Collection entries
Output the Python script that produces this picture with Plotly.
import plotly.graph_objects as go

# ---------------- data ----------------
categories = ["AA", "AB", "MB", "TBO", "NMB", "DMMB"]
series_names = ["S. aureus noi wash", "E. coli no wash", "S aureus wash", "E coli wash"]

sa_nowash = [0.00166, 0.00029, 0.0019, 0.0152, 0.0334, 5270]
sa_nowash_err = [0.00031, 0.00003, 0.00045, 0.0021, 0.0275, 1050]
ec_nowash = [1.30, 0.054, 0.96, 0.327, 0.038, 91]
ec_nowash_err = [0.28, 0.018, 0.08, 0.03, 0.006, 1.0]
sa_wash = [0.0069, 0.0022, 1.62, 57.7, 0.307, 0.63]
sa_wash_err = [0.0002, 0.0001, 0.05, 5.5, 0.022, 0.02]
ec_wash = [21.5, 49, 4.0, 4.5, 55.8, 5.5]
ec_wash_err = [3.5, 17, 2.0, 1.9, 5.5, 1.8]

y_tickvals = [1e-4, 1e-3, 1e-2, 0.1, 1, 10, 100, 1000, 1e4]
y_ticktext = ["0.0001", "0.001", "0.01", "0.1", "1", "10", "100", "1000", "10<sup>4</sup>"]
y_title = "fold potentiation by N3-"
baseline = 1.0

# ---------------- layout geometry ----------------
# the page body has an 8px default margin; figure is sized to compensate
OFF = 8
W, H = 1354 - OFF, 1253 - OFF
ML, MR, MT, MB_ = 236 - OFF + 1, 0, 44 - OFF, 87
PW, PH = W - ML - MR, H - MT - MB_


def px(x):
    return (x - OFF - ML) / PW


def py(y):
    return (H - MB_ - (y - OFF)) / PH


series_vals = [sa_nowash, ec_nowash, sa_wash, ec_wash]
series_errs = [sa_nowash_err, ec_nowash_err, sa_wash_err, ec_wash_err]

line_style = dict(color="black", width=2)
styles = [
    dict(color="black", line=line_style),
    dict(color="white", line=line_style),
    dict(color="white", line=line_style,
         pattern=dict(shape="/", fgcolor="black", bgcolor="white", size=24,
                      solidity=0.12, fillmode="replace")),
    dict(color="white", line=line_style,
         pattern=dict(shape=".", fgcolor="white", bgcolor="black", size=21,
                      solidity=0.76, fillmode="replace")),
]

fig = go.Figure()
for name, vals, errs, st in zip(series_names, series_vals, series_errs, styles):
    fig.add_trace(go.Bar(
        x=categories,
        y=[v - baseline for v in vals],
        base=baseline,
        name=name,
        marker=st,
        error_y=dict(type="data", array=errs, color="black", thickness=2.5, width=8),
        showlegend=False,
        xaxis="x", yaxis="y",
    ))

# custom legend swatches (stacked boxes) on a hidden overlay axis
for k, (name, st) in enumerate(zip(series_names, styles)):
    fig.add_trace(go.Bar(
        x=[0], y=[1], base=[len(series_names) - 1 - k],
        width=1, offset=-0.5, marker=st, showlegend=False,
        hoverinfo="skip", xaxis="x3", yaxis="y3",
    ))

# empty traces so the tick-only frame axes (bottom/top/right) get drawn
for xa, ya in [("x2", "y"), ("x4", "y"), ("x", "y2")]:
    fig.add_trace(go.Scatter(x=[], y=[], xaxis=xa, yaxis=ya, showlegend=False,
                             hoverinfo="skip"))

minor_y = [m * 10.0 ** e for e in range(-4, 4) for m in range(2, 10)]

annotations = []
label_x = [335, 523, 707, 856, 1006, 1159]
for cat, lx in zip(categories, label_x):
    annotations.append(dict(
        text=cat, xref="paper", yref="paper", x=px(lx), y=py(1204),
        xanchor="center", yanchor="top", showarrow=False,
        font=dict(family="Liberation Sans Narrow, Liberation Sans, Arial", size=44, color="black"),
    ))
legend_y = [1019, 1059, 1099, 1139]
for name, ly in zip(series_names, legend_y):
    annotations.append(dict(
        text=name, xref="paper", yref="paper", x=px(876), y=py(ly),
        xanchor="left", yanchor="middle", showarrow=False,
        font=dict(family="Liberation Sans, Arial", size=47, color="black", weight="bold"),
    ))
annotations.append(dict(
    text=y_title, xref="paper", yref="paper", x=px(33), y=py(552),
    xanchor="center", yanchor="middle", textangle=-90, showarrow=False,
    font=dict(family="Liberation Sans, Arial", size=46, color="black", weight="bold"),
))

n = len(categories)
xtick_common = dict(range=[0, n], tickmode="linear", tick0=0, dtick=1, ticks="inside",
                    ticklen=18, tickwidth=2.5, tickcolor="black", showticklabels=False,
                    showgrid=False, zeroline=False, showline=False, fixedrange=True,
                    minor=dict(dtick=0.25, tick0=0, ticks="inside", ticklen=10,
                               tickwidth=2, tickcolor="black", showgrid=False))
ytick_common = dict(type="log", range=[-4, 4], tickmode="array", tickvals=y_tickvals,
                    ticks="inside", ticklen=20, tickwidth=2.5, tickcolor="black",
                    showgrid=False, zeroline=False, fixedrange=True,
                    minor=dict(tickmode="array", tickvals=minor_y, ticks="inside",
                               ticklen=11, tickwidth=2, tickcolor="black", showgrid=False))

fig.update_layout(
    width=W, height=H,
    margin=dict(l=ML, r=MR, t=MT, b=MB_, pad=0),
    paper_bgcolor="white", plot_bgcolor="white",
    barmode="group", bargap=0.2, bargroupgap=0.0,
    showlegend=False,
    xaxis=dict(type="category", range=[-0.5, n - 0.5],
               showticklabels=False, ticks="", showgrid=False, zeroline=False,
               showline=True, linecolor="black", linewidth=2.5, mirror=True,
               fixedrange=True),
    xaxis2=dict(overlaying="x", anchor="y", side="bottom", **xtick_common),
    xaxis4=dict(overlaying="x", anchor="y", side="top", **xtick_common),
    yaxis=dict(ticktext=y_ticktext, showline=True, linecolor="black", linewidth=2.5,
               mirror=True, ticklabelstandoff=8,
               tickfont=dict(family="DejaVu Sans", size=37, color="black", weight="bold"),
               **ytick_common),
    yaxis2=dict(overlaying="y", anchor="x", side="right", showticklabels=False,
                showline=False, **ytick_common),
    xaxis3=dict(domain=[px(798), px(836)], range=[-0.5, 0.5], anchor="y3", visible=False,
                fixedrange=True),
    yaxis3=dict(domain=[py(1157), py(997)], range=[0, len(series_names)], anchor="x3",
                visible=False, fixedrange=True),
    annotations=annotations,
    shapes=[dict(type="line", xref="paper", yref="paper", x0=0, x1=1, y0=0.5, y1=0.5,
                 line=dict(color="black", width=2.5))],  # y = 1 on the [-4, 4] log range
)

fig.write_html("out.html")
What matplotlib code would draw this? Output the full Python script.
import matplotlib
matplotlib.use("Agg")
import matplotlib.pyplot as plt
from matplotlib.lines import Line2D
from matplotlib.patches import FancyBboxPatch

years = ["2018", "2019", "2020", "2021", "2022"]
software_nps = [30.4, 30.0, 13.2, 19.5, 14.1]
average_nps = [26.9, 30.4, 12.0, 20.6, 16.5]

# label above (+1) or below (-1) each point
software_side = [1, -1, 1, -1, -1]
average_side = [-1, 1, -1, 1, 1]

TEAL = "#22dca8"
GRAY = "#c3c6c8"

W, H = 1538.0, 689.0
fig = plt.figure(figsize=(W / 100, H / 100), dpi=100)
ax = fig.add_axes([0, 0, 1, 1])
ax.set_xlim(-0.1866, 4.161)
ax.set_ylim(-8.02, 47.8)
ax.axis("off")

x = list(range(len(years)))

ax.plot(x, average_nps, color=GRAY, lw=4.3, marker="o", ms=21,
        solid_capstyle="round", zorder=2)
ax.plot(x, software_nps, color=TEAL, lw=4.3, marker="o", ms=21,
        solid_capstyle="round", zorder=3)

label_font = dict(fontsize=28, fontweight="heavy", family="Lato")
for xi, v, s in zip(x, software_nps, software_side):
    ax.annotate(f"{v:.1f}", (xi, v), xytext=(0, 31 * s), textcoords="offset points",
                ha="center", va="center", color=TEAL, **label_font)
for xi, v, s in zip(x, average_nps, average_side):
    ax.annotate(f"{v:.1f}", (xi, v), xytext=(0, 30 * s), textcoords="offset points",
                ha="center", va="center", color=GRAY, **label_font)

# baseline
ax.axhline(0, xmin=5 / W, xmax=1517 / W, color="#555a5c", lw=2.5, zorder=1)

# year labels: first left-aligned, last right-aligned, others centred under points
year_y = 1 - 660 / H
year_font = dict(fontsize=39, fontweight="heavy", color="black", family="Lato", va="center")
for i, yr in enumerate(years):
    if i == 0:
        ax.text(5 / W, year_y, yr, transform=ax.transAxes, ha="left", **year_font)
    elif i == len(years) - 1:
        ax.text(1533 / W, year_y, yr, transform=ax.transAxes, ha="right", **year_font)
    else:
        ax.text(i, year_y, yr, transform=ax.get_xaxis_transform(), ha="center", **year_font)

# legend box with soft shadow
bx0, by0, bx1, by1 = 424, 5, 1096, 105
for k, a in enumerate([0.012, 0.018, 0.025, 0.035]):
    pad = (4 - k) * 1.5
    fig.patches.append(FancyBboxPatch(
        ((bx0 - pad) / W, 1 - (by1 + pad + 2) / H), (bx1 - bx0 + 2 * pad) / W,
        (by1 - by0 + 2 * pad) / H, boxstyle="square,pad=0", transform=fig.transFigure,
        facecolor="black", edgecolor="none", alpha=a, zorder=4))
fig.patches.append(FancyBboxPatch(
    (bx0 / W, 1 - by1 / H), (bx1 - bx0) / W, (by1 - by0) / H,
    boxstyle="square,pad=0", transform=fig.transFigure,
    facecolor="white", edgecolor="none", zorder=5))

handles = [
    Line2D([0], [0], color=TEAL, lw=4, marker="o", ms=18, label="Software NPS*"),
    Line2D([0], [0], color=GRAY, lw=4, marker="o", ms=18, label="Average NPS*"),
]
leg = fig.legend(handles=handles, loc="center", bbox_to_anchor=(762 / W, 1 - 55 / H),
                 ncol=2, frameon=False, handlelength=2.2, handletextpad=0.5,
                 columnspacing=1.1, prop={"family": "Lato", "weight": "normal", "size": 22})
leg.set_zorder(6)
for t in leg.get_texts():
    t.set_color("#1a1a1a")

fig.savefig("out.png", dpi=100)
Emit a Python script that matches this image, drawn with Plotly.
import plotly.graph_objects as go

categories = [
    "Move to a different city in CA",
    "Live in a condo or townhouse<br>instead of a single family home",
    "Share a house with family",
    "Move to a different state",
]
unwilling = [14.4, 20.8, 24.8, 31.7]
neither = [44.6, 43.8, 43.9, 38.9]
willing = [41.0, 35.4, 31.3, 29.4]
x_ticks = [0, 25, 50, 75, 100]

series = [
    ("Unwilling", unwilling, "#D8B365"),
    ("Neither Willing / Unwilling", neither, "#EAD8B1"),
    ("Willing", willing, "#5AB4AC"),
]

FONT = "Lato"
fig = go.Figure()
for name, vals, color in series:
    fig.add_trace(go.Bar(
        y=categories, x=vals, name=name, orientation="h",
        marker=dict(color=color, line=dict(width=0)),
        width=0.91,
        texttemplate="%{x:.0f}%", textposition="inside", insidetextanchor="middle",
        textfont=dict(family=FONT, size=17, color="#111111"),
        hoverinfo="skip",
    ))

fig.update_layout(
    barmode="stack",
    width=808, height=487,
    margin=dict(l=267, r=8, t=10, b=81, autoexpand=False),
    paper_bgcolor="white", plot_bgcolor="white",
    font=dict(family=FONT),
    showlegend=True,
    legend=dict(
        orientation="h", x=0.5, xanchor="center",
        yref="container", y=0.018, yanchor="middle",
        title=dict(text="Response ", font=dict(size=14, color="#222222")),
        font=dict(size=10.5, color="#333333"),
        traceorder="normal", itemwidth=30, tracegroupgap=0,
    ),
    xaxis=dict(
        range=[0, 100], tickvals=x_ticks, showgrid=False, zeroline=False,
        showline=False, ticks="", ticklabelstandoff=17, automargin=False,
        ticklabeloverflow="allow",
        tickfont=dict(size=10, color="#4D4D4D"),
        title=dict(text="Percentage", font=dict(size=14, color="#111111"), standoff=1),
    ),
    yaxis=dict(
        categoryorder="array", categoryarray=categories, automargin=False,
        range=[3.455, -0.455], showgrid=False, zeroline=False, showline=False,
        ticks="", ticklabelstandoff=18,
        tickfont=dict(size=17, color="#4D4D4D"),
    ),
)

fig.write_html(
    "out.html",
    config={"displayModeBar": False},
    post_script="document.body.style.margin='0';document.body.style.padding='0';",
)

Task requirements:
Your task is to list each line of the records with the word "that".

Full output:
Output the Python script that produces this picture with Plotly.
Emit a Python script that matches this image, drawn with Plotly.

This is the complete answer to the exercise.